By way of a non-limiting example, the shaft member 16 is manipulated so as to place the engagement surface 38 into either of the inner races 18A, 20A, respectively, so as to allow the raised surfaces 36 to contact and engage (e.g., frictionally) the surface of one of the inner races 18A, 20A, respectively. Alternatively, either of the bearing members 18, 20, respectively, could be manipulated so as to slide over the shaft member 16 so as to contact and engage (e.g., frictionally) the raised members 36 of either of the engagement surface 38. This contact allows an interference fit to be formed between the raised surfaces 36 and the surface of the inner races 18A, 20A, respectively.

In this manner, a secure, stable and tight fit is achieved between the shaft member 16 and either of the bearing members 18, 20, respectively, without the need to resort to a back-up for the bearing member and without any damage occurring to the bearing member due to excessive press forces being applied thereto.

The description of the invention is merely exemplary in nature and, thus, variations that do not depart from the gist of the invention are intended to be within the scope of the invention. Such variations are not to be regarded as a departure from the spirit and scope of the invention.

Claims

1. A shaft member, wherein the shaft member has an external surface including at least one area having a plurality of raised members formed thereon.

2. The invention according to claim 1, wherein the plurality of raised members extend substantially completely around a circumferential surface of the shaft member.

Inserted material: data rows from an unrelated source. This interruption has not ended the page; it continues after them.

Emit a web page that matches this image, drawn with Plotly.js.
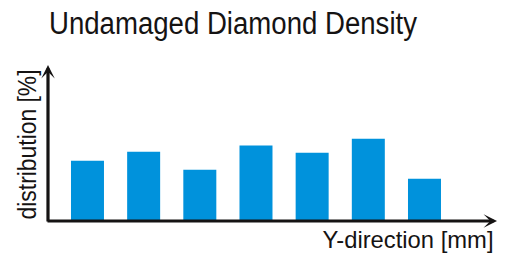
<!DOCTYPE html>
<html>
<head>
<meta charset="utf-8">
<script src="https://cdn.plot.ly/plotly-3.0.1.min.js"></script>
<style>
html,body{margin:0;padding:0;background:#fff;}
#chart{width:507px;height:255px;}
</style>
</head>
<body>
<div id="chart"></div>
<script>
// Data (share of total, %)
const categories = [1, 2, 3, 4, 5, 6, 7];
const distribution = [13.4, 15.4, 11.4, 16.8, 15.2, 18.3, 9.4];
const titleText = "Undamaged Diamond Density";
const xLabel = "Y-direction [mm]";
const yLabel = "distribution [%]";

const FONT = '"Liberation Sans", Arial, sans-serif';
const INK = '#151313';

const trace = {
  type: 'bar',
  x: categories,
  y: distribution,
  marker: {color: '#0092dc', line: {width: 0}},
  width: 0.5875,
  hoverinfo: 'skip'
};

const layout = {
  width: 507, height: 255,
  margin: {l: 48, r: 10, t: 65, b: 33.5, pad: 0},
  paper_bgcolor: '#fff', plot_bgcolor: '#fff',
  showlegend: false,
  title: {
    text: titleText,
    font: {family: FONT, size: 31, color: INK},
    x: 49/507, xanchor: 'left', xref: 'container',
    y: 1 - 23/255, yanchor: 'middle', yref: 'container'
  },
  xaxis: {
    range: [0.297, 8.291],
    showgrid: false, zeroline: false, showline: false,
    showticklabels: false, ticks: '', fixedrange: true
  },
  yaxis: {
    range: [0, 34.74],
    showgrid: false, zeroline: false, showline: false,
    showticklabels: false, ticks: '', fixedrange: true
  },
  annotations: [
    // x axis arrow
    {xref: 'paper', yref: 'paper', x: 1, y: 0, ax: -451, ay: 0, axref: 'pixel', ayref: 'pixel',
     text: '', showarrow: true, arrowhead: 3, arrowsize: 0.7, arrowwidth: 3.2, arrowcolor: INK, standoff: 0},
    // y axis arrow
    {xref: 'paper', yref: 'paper', x: 0, y: 1, ax: 0, ay: 158, axref: 'pixel', ayref: 'pixel',
     text: '', showarrow: true, arrowhead: 3, arrowsize: 0.7, arrowwidth: 3.2, arrowcolor: INK, standoff: 0},
    // y label
    {xref: 'paper', yref: 'paper', x: (27 - 48) / 449, y: 0.489, xanchor: 'center', yanchor: 'middle',
     text: yLabel, textangle: -90, showarrow: false,
     font: {family: FONT, size: 26, color: INK}},
    // x label
    {xref: 'paper', yref: 'paper', x: (407.5 - 48) / 449, y: -0.118, xanchor: 'center', yanchor: 'middle',
     text: xLabel, showarrow: false,
     font: {family: FONT, size: 24.5, color: INK}}
  ]
};

Plotly.newPlot('chart', [trace], layout, {displayModeBar: false, staticPlot: true}).then(function (gd) {
  // condense the lettering horizontally like the narrow face of the original
  function fit(el, len) {
    if (!el) return;
    el.setAttribute('textLength', len);
    el.setAttribute('lengthAdjust', 'spacingAndGlyphs');
  }
  fit(gd.querySelector('.gtitle'), 368);
  gd.querySelectorAll('.annotation-text').forEach(function (t) {
    if (t.textContent === yLabel) fit(t, 150);
    if (t.textContent === xLabel) fit(t, 171);
  });
});
</script>
</body>
</html>
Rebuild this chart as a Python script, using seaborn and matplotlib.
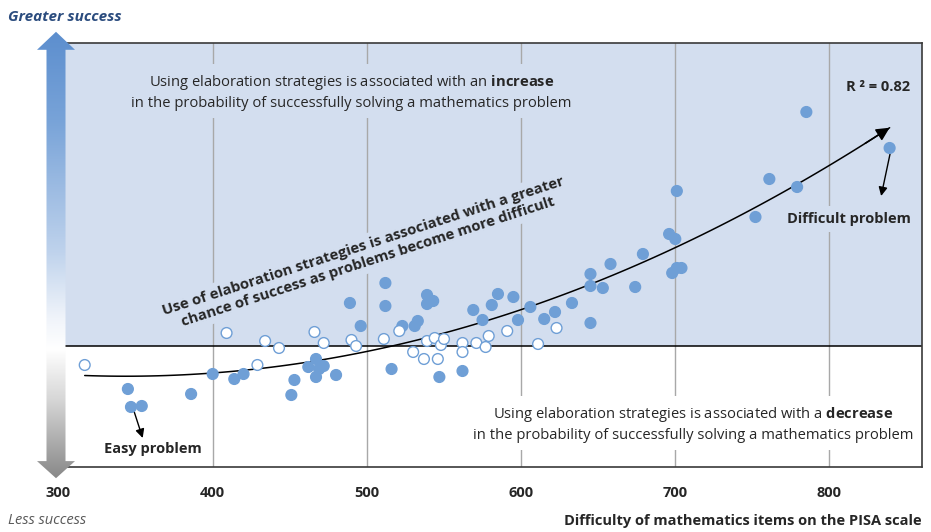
import numpy as np
import pandas as pd
import matplotlib.pyplot as plt
import seaborn as sns
from matplotlib.patches import Polygon

# Items: difficulty on the PISA scale, effect of elaboration strategies
sig_x = [345, 347, 354, 386, 400, 414, 420, 451, 453, 462, 467, 467, 469, 472, 480,
         489, 496, 512, 512, 516, 523, 531, 533, 539, 539, 543, 547, 562, 569, 575,
         581, 585, 595, 598, 606, 615, 622, 633, 645, 645, 645, 653, 658, 674, 679,
         696, 698, 700, 701, 704, 701, 752, 761, 779, 785, 839]
sig_y = [-0.43, -0.61, -0.60, -0.48, -0.28, -0.33, -0.28, -0.49, -0.34, -0.21, -0.13, -0.31, -0.23, -0.20, -0.29,
         0.43, 0.20, 0.63, 0.40, -0.23, 0.20, 0.20, 0.25, 0.51, 0.42, 0.45, -0.31, -0.25, 0.36, 0.26,
         0.41, 0.52, 0.49, 0.26, 0.39, 0.27, 0.34, 0.43, 0.72, 0.60, 0.23, 0.58, 0.82, 0.59, 0.92,
         1.12, 0.73, 1.07, 0.78, 0.78, 1.55, 1.29, 1.67, 1.59, 2.34, 1.98]
ns_x = [317, 409, 429, 434, 443, 466, 472, 490, 493, 511, 521, 530, 537, 539, 544,
        546, 548, 550, 562, 562, 571, 577, 579, 591, 611, 623]
ns_y = [-0.19, 0.13, -0.19, 0.05, -0.02, 0.14, 0.03, 0.06, 0.00, 0.07, 0.15, -0.06, -0.13, 0.05, 0.08,
        -0.13, 0.01, 0.07, 0.03, -0.06, 0.03, -0.01, 0.10, 0.15, 0.02, 0.18]

ticks = [300, 400, 500, 600, 700, 800]
tick_labels = ["300", "400", "500", "600", "700", "800"]

df = pd.DataFrame({
    "difficulty": sig_x + ns_x,
    "effect": sig_y + ns_y,
    "group": ["sig"] * len(sig_x) + ["ns"] * len(ns_x),
})

BLUE = "#6F9FD6"
BG = "#D3DEEF"

sns.set_style("white")
plt.rcParams['font.family'] = ['Open Sans', 'DejaVu Sans']
plt.rcParams['mathtext.fontset'] = 'custom'
plt.rcParams['mathtext.rm'] = 'Open Sans'
plt.rcParams['mathtext.bf'] = 'Open Sans:bold'

W, H = 931, 532
fig = plt.figure(figsize=(9.31, 5.32), dpi=100)
ax = fig.add_axes([58.5 / W, 1 - 467 / H, (922 - 58.5) / W, (467 - 43) / H])
ax.set_xlim(300, 860)
ax.set_ylim(-1.21, 3.03)

# background halves, grid and zero line
ax.axhspan(0, 3.03, color=BG, lw=0, zorder=0)
for t in ticks[1:]:
    ax.axvline(t, color="#A8A8A8", lw=1, zorder=1)
ax.axhline(0, color="black", lw=1.1, zorder=2)

# quadratic trend + points
sns.regplot(data=df, x="difficulty", y="effect", order=2, ci=None, scatter=False,
            line_kws=dict(color="black", lw=1.1, zorder=3), ax=ax)
sns.scatterplot(data=df, x="difficulty", y="effect", hue="group",
                palette={"sig": BLUE, "ns": "white"}, edgecolor=BLUE, linewidth=1,
                s=60, legend=False, ax=ax, zorder=4)

# arrow head at end of the trend curve
xs, ys = ax.lines[-1].get_data()
ax.annotate("", xy=(xs[-1], ys[-1]), xytext=(xs[-4], ys[-4]),
            arrowprops=dict(arrowstyle="-|>", color="black", lw=1.1,
                            mutation_scale=20, shrinkA=0, shrinkB=0), zorder=5)

# texts
ax.text(490, 2.54,
        "Using elaboration strategies is associated with an $\\bf{increase}$\n"
        "in the probability of successfully solving a mathematics problem",
        ha="center", va="center", fontsize=10.6, linespacing=1.35, zorder=2.5,
        bbox=dict(boxstyle="square,pad=0.5", fc=BG, ec="none"))
ax.text(711.6, -0.78,
        "Using elaboration strategies is associated with a $\\bf{decrease}$\n"
        "in the probability of successfully solving a mathematics problem",
        ha="center", va="center", fontsize=10.6, linespacing=1.35, zorder=2.5,
        bbox=dict(boxstyle="square,pad=0.5", fc="white", ec="none"))
ax.text(499, 0.92,
        "Use of elaboration strategies is associated with a greater\n"
        "chance of success as problems become more difficult",
        ha="center", va="center", rotation=18, rotation_mode="anchor",
        fontsize=10.7, fontweight="bold", linespacing=1.2, zorder=2.5,
        bbox=dict(boxstyle="square,pad=0.3", fc=BG, ec="none"))
ax.text(852.4, 2.59, "R ² = 0.82", ha="right", va="center",
        fontsize=10.5, fontweight="bold")

ax.text(812.5, 1.27, "Difficult problem", ha="center", va="center", fontsize=10.5,
        fontweight="bold", zorder=2.5, bbox=dict(boxstyle="square,pad=0.4", fc=BG, ec="none"))
ax.annotate("", xy=(833.5, 1.50), xytext=(839.4, 1.93),
            arrowprops=dict(arrowstyle="-|>", color="black", lw=1,
                            mutation_scale=13, shrinkA=0, shrinkB=0))
ax.text(361.3, -1.03, "Easy problem", ha="center", va="center", fontsize=10.5,
        fontweight="bold", zorder=2.5)
ax.annotate("", xy=(354.6, -0.92), xytext=(348.5, -0.63),
            arrowprops=dict(arrowstyle="-|>", color="black", lw=1,
                            mutation_scale=13, shrinkA=0, shrinkB=0))

# axes styling
for side in ["top", "right", "bottom"]:
    ax.spines[side].set_color("#3A3A3A")
    ax.spines[side].set_linewidth(1.2)
ax.spines["left"].set_visible(False)
ax.set_xticks(ticks)
ax.set_xticklabels(tick_labels, fontweight="bold", fontsize=10.5)
ax.set_yticks([])
ax.tick_params(axis="x", length=0, pad=14)
ax.set_ylabel("")
ax.set_xlabel("Difficulty of mathematics items on the PISA scale", loc="right",
              fontweight="bold", fontsize=10.5, labelpad=10)

# gradient double arrow on the left
aax = fig.add_axes([36 / W, 1 - 480 / H, 40 / W, 450 / H])
aax.set_xlim(0, 1)
aax.set_ylim(0, 1)
aax.axis("off")
stops = [0.0, 0.2, 0.49, 0.64, 0.71, 0.82, 1.0]
cols = np.array([(92, 142, 206), (120, 163, 216), (190, 210, 236), (240, 244, 250),
                 (255, 255, 255), (215, 215, 215), (135, 135, 135)]) / 255
tt = np.linspace(0, 1, 400)
grad = np.stack([np.interp(tt, stops, cols[:, i]) for i in range(3)], axis=1)[:, None, :]
im = aax.imshow(grad, extent=[0, 1, 0, 1], aspect="auto", origin="upper")
shape = Polygon([(0.5, 0.996), (0.975, 0.956), (0.7375, 0.956), (0.7375, 0.042),
                 (0.975, 0.042), (0.5, 0.004), (0.025, 0.042), (0.2625, 0.042),
                 (0.2625, 0.956), (0.025, 0.956)], closed=True, transform=aax.transData)
im.set_clip_path(shape)

fig.text(8 / W, 1 - 17 / H, "Greater success", ha="left", va="center", fontsize=11,
         fontweight="bold", style="italic", color="#2B4C7E")
fig.text(8 / W, 1 - 521 / H, "Less success", ha="left", va="center", fontsize=10.5,
         style="italic", color="#595959")

fig.savefig("out.png", dpi=100)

3. The invention according to claim 1, further comprising at least one bearing member having an area defining an inner race, wherein the raised surfaces are operable to engage the inner race.

4. The invention according to claim 1, further comprising a throttle plate member engaged to the shaft member.

5. The invention according to claim 1, further comprising a throttle body, wherein the shaft member is rotationally engaged with the throttle body.

6. The invention according to claim 1, wherein the raised surfaces comprise at least one spline member.

7. The invention according to claim 1, wherein the shaft member is operable to be incorporated into a device selected from the group consisting of EGR systems, turbocharger systems, and combinations thereof.

8. A throttle body system, comprising:

a shaft member, wherein the shaft member has an external surface including at least one area having a plurality of raised members formed thereon; and

at least one bearing member having an area defining an inner race;

wherein the raised surfaces are operable to engage the inner race.

9. The invention according to claim 8, wherein the plurality of raised members extend substantially completely around a circumferential surface of the shaft member.

10. The invention according to claim 8, further comprising a throttle plate member engaged to the shaft member.

11. The invention according to claim 8, further comprising a throttle body, wherein the shaft member is rotationally engaged with the throttle body.

12. The invention according to claim 8, wherein the raised surfaces comprise at least one spline member.

13. The invention according to claim 8, wherein the shaft member is operable to be incorporated into a device selected from the group consisting of EGR systems, turbocharger systems, and combinations thereof.

14. A throttle body system, comprising:

a shaft member, wherein the shaft member has an external surface including at least one area having a plurality of raised members formed thereon;

a throttle plate member engaged to the shaft member; and

at least one bearing member having an area defining an inner race;

wherein the raised surfaces are operable to engage the inner race.

15. The invention according to claim 14, wherein the plurality of raised members extend substantially completely around a circumferential surface of the shaft member.

16. The invention according to claim 15, further comprising a throttle body, wherein the shaft member is rotationally engaged with the throttle body.

17. The invention according to claim 15, wherein the raised surfaces comprise at least one spline member.

18. The invention according to claim 16, wherein the shaft member is operable to be incorporated into a device selected from the group consisting of EGR systems, turbocharger systems, and combinations thereof.